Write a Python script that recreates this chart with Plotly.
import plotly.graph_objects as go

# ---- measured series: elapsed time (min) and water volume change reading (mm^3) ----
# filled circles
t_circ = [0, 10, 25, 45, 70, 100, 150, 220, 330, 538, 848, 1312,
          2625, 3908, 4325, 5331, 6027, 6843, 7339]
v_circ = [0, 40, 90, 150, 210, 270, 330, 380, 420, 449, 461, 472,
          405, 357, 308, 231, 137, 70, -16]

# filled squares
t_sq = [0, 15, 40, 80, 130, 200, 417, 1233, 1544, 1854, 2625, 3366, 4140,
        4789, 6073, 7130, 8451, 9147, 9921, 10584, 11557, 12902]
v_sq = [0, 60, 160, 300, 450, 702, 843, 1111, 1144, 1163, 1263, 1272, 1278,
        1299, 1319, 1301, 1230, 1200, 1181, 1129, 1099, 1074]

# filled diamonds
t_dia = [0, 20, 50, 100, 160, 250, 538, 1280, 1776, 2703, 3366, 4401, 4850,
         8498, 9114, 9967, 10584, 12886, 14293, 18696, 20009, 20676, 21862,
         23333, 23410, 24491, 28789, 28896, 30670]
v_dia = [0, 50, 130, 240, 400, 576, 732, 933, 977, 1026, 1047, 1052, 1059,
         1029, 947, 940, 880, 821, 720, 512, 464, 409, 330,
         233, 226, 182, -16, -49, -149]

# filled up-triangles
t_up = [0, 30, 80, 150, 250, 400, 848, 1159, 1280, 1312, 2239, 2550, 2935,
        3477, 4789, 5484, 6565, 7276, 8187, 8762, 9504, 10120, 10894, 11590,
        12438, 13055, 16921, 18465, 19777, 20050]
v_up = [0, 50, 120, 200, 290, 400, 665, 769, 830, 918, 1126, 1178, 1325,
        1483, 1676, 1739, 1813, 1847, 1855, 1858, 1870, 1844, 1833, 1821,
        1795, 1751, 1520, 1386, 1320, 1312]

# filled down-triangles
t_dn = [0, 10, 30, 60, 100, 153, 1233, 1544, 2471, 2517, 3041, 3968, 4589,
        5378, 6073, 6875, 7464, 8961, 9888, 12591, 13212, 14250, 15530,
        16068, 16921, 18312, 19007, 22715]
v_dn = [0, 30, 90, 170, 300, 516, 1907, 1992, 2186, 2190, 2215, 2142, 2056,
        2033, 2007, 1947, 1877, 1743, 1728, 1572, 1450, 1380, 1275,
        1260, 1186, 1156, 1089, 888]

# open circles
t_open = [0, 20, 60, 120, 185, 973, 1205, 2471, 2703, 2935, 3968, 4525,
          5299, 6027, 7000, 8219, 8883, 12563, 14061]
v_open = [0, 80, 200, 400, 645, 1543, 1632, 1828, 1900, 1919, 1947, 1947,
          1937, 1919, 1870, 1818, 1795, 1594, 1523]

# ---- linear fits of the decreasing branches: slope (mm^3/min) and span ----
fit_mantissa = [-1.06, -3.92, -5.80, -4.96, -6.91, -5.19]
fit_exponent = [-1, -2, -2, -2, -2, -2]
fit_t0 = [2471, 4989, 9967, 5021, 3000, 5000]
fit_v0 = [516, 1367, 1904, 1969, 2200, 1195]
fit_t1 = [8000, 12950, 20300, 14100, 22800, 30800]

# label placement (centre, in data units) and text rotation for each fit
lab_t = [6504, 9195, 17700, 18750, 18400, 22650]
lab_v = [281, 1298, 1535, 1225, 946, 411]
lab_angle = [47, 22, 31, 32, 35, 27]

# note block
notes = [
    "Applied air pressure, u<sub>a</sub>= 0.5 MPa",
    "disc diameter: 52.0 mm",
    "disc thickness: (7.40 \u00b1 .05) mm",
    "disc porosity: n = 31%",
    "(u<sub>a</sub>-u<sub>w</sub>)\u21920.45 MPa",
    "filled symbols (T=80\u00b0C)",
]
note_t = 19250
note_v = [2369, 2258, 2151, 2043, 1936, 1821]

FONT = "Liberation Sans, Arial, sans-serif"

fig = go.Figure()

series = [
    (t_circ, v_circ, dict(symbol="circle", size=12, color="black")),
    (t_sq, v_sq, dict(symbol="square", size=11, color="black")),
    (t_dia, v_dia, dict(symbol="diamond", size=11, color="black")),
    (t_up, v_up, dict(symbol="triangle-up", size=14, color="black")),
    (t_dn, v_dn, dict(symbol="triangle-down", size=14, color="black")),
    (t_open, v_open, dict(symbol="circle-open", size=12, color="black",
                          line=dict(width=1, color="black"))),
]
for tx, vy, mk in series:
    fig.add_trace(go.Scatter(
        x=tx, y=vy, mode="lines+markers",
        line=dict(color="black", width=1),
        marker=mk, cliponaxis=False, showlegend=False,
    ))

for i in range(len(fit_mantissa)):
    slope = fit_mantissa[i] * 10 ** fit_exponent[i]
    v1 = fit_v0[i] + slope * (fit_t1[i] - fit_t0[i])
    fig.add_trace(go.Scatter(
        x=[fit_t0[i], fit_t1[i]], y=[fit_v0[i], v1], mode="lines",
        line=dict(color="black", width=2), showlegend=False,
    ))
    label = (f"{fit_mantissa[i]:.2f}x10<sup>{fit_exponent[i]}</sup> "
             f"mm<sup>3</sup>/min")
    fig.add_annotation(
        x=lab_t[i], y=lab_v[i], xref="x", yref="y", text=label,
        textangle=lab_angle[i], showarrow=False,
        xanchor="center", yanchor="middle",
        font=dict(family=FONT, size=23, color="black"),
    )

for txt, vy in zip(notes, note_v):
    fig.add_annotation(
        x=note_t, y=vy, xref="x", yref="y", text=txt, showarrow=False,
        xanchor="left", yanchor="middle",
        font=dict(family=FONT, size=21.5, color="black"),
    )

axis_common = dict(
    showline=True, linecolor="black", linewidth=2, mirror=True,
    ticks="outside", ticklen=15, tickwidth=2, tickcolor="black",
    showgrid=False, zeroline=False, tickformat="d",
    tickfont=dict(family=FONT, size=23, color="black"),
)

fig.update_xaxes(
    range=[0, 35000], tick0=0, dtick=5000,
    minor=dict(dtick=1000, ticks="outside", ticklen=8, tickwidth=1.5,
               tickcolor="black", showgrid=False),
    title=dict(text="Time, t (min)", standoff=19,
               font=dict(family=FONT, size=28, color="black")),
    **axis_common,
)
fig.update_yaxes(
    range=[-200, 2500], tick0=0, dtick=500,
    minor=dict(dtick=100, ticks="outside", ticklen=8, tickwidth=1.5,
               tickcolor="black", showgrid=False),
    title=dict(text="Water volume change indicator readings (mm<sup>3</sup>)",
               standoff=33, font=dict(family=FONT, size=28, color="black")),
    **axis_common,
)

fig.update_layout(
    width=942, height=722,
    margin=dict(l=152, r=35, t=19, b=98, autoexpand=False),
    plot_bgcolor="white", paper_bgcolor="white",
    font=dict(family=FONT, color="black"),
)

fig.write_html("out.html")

• • • • •

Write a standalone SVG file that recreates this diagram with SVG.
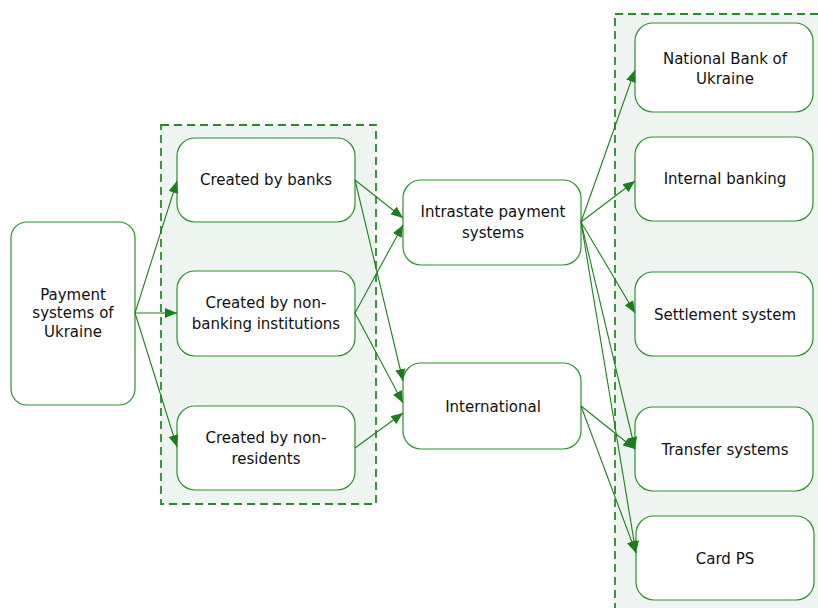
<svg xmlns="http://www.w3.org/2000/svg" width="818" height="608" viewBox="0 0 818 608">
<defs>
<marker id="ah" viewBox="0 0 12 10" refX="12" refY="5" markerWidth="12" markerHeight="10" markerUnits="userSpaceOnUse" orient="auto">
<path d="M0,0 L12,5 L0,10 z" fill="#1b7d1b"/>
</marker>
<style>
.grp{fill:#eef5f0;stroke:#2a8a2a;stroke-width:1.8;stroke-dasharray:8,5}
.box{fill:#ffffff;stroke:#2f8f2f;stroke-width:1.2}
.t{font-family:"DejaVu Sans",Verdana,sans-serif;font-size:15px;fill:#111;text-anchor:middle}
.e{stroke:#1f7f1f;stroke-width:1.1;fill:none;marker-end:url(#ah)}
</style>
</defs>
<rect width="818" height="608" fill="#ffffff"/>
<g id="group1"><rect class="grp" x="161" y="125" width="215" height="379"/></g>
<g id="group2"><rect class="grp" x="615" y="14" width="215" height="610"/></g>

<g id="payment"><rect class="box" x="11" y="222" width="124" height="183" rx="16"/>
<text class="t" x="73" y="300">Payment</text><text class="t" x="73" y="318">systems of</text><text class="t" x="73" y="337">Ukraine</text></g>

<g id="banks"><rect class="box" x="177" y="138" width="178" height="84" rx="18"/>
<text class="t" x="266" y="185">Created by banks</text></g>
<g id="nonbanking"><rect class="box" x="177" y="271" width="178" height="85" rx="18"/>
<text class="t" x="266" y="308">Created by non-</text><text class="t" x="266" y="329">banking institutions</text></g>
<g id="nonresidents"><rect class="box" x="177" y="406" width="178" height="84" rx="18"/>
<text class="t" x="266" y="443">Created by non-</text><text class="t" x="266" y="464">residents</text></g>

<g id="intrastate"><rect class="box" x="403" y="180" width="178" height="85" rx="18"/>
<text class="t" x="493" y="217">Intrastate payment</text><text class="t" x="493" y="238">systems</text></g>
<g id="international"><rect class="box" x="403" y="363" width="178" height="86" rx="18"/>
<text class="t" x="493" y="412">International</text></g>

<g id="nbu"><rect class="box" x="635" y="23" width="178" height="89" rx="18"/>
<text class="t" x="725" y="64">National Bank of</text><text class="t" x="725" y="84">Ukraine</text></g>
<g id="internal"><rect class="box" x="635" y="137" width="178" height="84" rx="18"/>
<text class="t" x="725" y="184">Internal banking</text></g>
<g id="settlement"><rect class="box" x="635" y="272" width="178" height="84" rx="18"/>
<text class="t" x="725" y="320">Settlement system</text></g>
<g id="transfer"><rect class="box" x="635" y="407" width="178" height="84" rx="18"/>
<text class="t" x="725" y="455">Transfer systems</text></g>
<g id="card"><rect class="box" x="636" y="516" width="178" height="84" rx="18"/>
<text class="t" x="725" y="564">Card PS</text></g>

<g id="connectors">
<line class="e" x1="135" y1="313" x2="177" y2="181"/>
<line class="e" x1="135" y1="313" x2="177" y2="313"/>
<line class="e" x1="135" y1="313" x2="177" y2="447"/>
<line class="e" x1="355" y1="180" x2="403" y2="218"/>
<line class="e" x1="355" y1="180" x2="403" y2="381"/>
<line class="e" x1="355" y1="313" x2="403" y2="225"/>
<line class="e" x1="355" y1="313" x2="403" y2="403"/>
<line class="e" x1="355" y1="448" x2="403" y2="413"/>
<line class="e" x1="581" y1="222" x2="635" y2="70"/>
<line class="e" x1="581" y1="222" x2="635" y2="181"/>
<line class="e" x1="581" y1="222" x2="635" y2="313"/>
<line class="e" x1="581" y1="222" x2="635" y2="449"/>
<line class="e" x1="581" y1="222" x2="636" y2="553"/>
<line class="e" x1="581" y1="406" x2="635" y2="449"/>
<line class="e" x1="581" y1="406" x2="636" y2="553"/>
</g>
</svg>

• • • • •

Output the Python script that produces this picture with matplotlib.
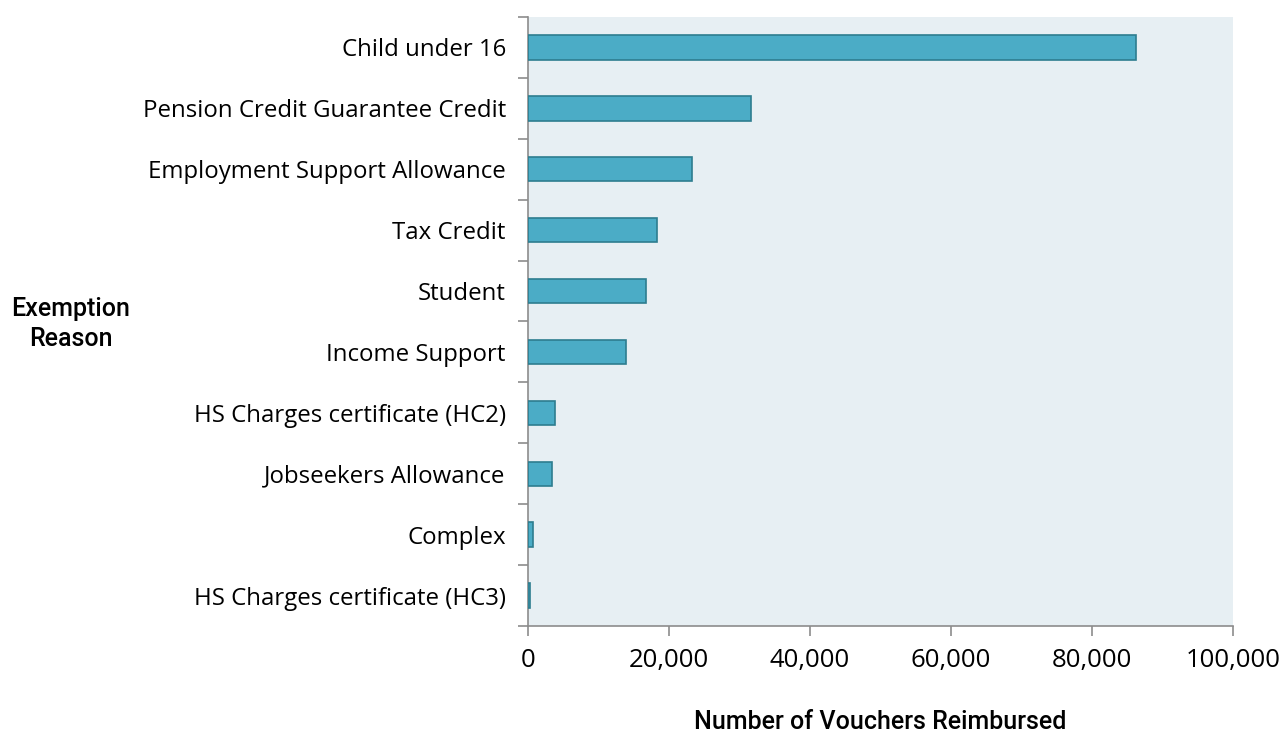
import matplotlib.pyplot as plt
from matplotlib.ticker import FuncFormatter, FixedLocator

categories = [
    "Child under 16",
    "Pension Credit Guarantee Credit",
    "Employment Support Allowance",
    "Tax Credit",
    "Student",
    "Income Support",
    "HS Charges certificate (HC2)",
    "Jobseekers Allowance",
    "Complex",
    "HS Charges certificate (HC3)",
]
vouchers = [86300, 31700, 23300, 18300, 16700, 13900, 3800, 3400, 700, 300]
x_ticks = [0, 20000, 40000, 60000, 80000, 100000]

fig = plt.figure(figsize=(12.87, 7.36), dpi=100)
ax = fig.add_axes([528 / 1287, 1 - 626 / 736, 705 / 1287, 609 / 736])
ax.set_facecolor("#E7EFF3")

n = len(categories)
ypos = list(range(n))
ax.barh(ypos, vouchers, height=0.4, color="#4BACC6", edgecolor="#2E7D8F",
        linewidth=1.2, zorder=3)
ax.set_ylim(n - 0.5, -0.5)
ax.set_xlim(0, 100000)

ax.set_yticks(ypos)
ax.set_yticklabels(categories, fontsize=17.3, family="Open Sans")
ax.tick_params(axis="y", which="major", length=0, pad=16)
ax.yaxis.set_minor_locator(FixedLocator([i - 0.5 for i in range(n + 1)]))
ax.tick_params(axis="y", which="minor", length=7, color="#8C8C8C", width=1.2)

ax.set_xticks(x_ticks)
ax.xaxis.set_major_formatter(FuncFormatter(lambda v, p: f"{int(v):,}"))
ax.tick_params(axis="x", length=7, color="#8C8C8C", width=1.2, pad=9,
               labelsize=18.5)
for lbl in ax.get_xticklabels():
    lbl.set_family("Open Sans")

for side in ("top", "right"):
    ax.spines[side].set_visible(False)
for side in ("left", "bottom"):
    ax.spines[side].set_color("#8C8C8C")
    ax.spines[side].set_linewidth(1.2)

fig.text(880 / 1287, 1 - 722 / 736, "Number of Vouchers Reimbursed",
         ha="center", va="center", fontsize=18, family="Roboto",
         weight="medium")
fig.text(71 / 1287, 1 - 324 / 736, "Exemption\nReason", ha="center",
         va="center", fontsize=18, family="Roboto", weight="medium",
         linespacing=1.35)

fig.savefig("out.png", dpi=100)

• • • • •

**Instruction**. Looking at the data above, return every line from the one with "Write a Python" down to the one with "1299, 1319, 1301, 1230, 1200, 1181, 1129, 1099, 1074]", exactly and inclusively.

**Solution to the problem**.
Write a Python script that recreates this chart with Plotly.
import plotly.graph_objects as go

# ---- measured series: elapsed time (min) and water volume change reading (mm^3) ----
# filled circles
t_circ = [0, 10, 25, 45, 70, 100, 150, 220, 330, 538, 848, 1312,
          2625, 3908, 4325, 5331, 6027, 6843, 7339]
v_circ = [0, 40, 90, 150, 210, 270, 330, 380, 420, 449, 461, 472,
          405, 357, 308, 231, 137, 70, -16]

# filled squares
t_sq = [0, 15, 40, 80, 130, 200, 417, 1233, 1544, 1854, 2625, 3366, 4140,
        4789, 6073, 7130, 8451, 9147, 9921, 10584, 11557, 12902]
v_sq = [0, 60, 160, 300, 450, 702, 843, 1111, 1144, 1163, 1263, 1272, 1278,
        1299, 1319, 1301, 1230, 1200, 1181, 1129, 1099, 1074]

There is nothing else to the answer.